Nanoparticles kill friendly soil bacteria

Extremely tiny silver particles found in products like odour-killing socks are highly toxic to some beneficial Arctic soil bacteria, a Canadian study has found.
Queen's University's Niraj Kumar and Virginia Walker, co-authors of the study, pose with the piece of equipment they used to measure the respiration of microbe communities living in Arctic soil samples. ((Queen's University))

Extremely tiny silver particles found in products like odour-killing socks are highly toxic to some beneficial Arctic soil bacteria, a Canadian study has found.

Adding polluting quantities of silver nanoparticles to soil from the High Arctic, far from human settlements, reduces the population of many species of bacteria. It also makes one beneficial species disappear altogether, says the study, published this week in the Journal of Hazardous Materials.

Nanoparticle products

  • Silver nanoparticles: antimicrobial products, including textiles, medical devices, packaging.
  • Copper nanoparticles: coatings, lubricants, batteries, inks, plastics.
  • Silica nanoparticles: medical devices and electronics.

Virginia Walker, a Queen's University biologist who co-authored the study, said the findings suggest that people should reconsider how they use nanoparticles, which were introduced to consumer products in the 1990s.

"Maybe sometimes we should just stop, pause and reflect and wonder what's happening with these nanoparticles," she said. "Do we want to perturb the environment for frivolous reasons?"

Silver nanoparticles are added to many consumer products as an anti-microbial agent, including many brands of odour-resistant socks and T-shirts.

The Project on Emerging Nanotechnologies, a partnership between the Woodrow Wilson International Center for Scholars and the Pew Charitable Trusts, lists over 1,300 products reported by their manufacturers to contain nanoparticles, including non-stick cookware, fabric softeners, children's plush toys and even some foods and beverages.

Walker said millions of tonnes of nanoparticles are manufactured each year.
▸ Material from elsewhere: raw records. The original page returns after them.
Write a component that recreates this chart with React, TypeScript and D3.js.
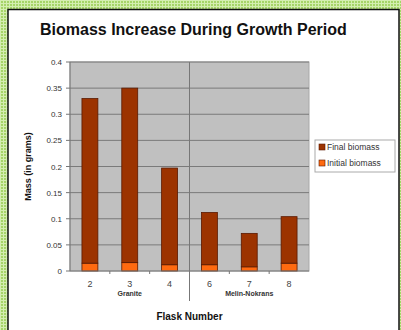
import React from "react";
import * as d3 from "d3";

const flasks = ["2", "3", "4", "6", "7", "8"];
const groups = ["Granite", "Melin-Nokrans"];
const groupOf = ["Granite", "Granite", "Granite", "Melin-Nokrans", "Melin-Nokrans", "Melin-Nokrans"];
const finalBiomass = [0.33, 0.35, 0.197, 0.112, 0.072, 0.104];
const initialBiomass = [0.015, 0.016, 0.012, 0.012, 0.008, 0.015];
const yTicks = [0, 0.05, 0.1, 0.15, 0.2, 0.25, 0.3, 0.35, 0.4];
const seriesNames = ["Final biomass", "Initial biomass"];
const seriesColors = ["#9c3300", "#ff6a10"];

const W = 401;
const H = 330;
const plot = { left: 70, right: 309, top: 62, bottom: 271 };
const font = "'Liberation Sans', Arial, sans-serif";

export default function App() {
  const x = d3.scaleBand<string>().domain(flasks).range([plot.left, plot.right]).paddingInner(0.6).paddingOuter(0.3);
  const step = x.step();
  const bw = x.bandwidth();
  const y = d3.scaleLinear().domain([0, 0.4]).range([plot.bottom, plot.top]);
  const fmt = (v: number) => (v === 0 ? "0" : String(v));

  const rows = flasks.map((f, i) => ({ flask: f, initial: initialBiomass[i], finalSeg: finalBiomass[i] - initialBiomass[i] }));
  const stack = d3.stack<any>().keys(["initial", "finalSeg"])(rows);

  const groupBounds = groups.map((g) => {
    const idx = groupOf.map((gg, i) => (gg === g ? i : -1)).filter((i) => i >= 0);
    const x0 = (x(flasks[idx[0]]) as number) + bw / 2;
    const x1 = (x(flasks[idx[idx.length - 1]]) as number) + bw / 2;
    return { g, cx: (x0 + x1) / 2, end: x1 + step / 2 };
  });

  return (
    <svg width={W} height={H} style={{ position: "absolute", left: 0, top: 0 }} fontFamily={font}>
      <defs>
        <pattern id="chk" width="3" height="3" patternUnits="userSpaceOnUse">
          <rect width="3" height="3" fill="#a6d468" />
          <rect width="1" height="3" fill="#d4eeb0" />
          <rect width="3" height="1" fill="#d4eeb0" />
        </pattern>
      </defs>
      <rect x={0} y={0} width={W} height={H} fill="url(#chk)" />
      <rect x={8} y={9.5} width={391} height={H} fill="#ffffff" stroke="#111" strokeWidth={1.5} />

      <text x={40} y={35} fontSize={16} fontWeight="bold" fill="#111">
        Biomass Increase During Growth Period
      </text>

      <rect x={plot.left} y={plot.top} width={plot.right - plot.left} height={plot.bottom - plot.top} fill="#c0c0c0" stroke="#a8a8a8" strokeWidth={1} />
      {yTicks.map((t) => (
        <g key={t}>
          {t > 0 && <line x1={plot.left} x2={plot.right} y1={y(t)} y2={y(t)} stroke="#7a7a7a" strokeWidth={1} />}
          <line x1={plot.left - 4} x2={plot.left} y1={y(t)} y2={y(t)} stroke="#777" strokeWidth={1} />
          <text x={plot.left - 8} y={y(t) + 3} fontSize={8} fill="#333" textAnchor="end">
            {fmt(t)}
          </text>
        </g>
      ))}
      <line x1={plot.left} x2={plot.left} y1={plot.top} y2={plot.bottom} stroke="#777" strokeWidth={1} />

      {stack.map((s, si) =>
        s.map((d, i) => (
          <rect
            key={si + "-" + i}
            x={x(flasks[i])}
            y={y(d[1])}
            width={bw}
            height={y(d[0]) - y(d[1])}
            fill={si === 0 ? seriesColors[1] : seriesColors[0]}
            stroke="#5a1a00"
            strokeWidth={0.8}
          />
        ))
      )}

      <line x1={plot.left} x2={plot.right} y1={plot.bottom} y2={plot.bottom} stroke="#777" strokeWidth={1} />
      {flasks.map((f, i) => (
        <g key={f}>
          {i > 0 && (
            <line x1={(x(f) as number) - (step - bw) / 2} x2={(x(f) as number) - (step - bw) / 2} y1={plot.bottom} y2={plot.bottom + 3} stroke="#777" />
          )}
          <text x={(x(f) as number) + bw / 2} y={plot.bottom + 16} fontSize={9} fill="#444" textAnchor="middle">
            {f}
          </text>
        </g>
      ))}
      {groupBounds.slice(0, -1).map((gb) => (
        <line key={gb.g} x1={gb.end} x2={gb.end} y1={plot.top} y2={plot.bottom + 30} stroke="#777" strokeWidth={1} />
      ))}
      {groupBounds.map((gb) => (
        <text key={gb.g} x={gb.cx} y={plot.bottom + 25} fontSize={7} fontWeight="bold" fill="#333" textAnchor="middle">
          {gb.g}
        </text>
      ))}

      <text x={(plot.left + plot.right) / 2} y={320} fontSize={10} fontWeight="bold" fill="#111" textAnchor="middle">
        Flask Number
      </text>
      <text transform={`translate(31,${(plot.top + plot.bottom) / 2}) rotate(-90)`} fontSize={9} fontWeight="bold" fill="#111" textAnchor="middle">
        Mass (in grams)
      </text>

      <rect x={315} y={140} width={80} height={32} fill="#fff" stroke="#aaa" strokeWidth={1} />
      {seriesNames.map((n, i) => (
        <g key={n}>
          <rect x={319} y={144 + i * 16} width={6} height={6} fill={seriesColors[i]} stroke="#5a1a00" strokeWidth={0.6} />
          <text x={327} y={150 + i * 16} fontSize={8.5} fill="#333">
            {n}
          </text>
        </g>
      ))}
    </svg>
  );
}
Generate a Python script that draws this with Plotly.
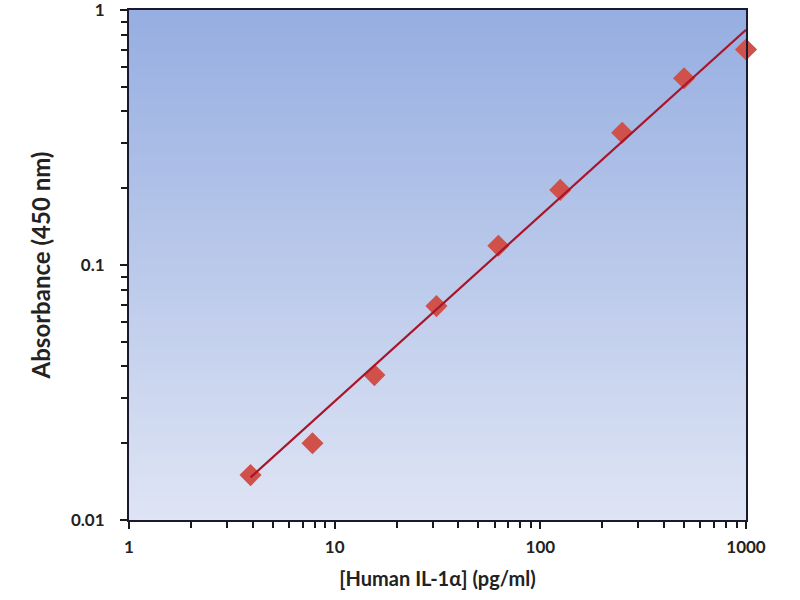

Inevitably, some end up in the environment.

She wanted to find out how they would affect soil bacteria.

She and her research team collected soil samples at Alexandra Fjord on Ellsmere Island in Nunavut, as she believed there would be little nanoparticle contamination there from human activity.

They analyzed the fatty acids and DNA in the soil to figure out what kind of microbes are present. Then they mixed nanoparticles made of silver, copper or silica until they made up 0.066 per cent of the soil by weight.

After six months, they analyzed the fatty acids and DNA in the soil samples again, along with the respiration of the soil bacteria, and compared them to a control that did not contain nanoparticles.

They found that copper and silica nanoparticles did not have a big effect. 

Releasing nanoparticles

A 2008 study by Troy Benn and Paul Westerhoff at Arizona State University found that odour-resistant socks contained up to 31 mg of silver per sock, although most brands contain closer to 1 mg.

To achieve the level of silver nanoparticles in Virginia Walker's experiment, you would need to mix in all the silver in one the most silver-heavy brand of socks for every 50 grams of soil.

The ASU study found that some socks released up to 2 mg of silver after repeated washings, and a lot of it was dissolved in the water rather than in the form of nanoparticles. However, they estimated that most wastewater treatment plants could remove the extra silver from consumer products.

But in the soil with the silver nanoparticles, signs of a species of bacteria called Bradyrhizobium canariense, which is also found in soils far south of the Arctic, disappeared altogether. Most other species decreased, and the amount of bacterial DNA overall fell by 44 per cent. Only one group of bacteria, called Bacillales, increased. That kind is known to be very hardy and survive under extreme conditions.

The researchers were concerned about the disappearance of Bradyrhizobium because it is a nitrogen-fixing species — that is, it makes the nutrient nitrogen available in a form that plants can use.

In the lab experiments, they confirmed that Bradyrhizobium was far more susceptible to silver nanoparticles than other bacteria. It died when the concentrations of nanoparticles were even 10 times lower than the amount mixed into the soil.

"We wonder about the impact to biogeochemical cycles and to the Arctic," they wrote in the paper.

However, Walker acknowledged that Bradyrhizobium is not the only nitrogen-fixing bacteria in the Arctic and that other bacteria might be able to take their place in the soil ecosystem.

She and her colleagues are currently studying the effect of nanoparticles in soil samples from other places.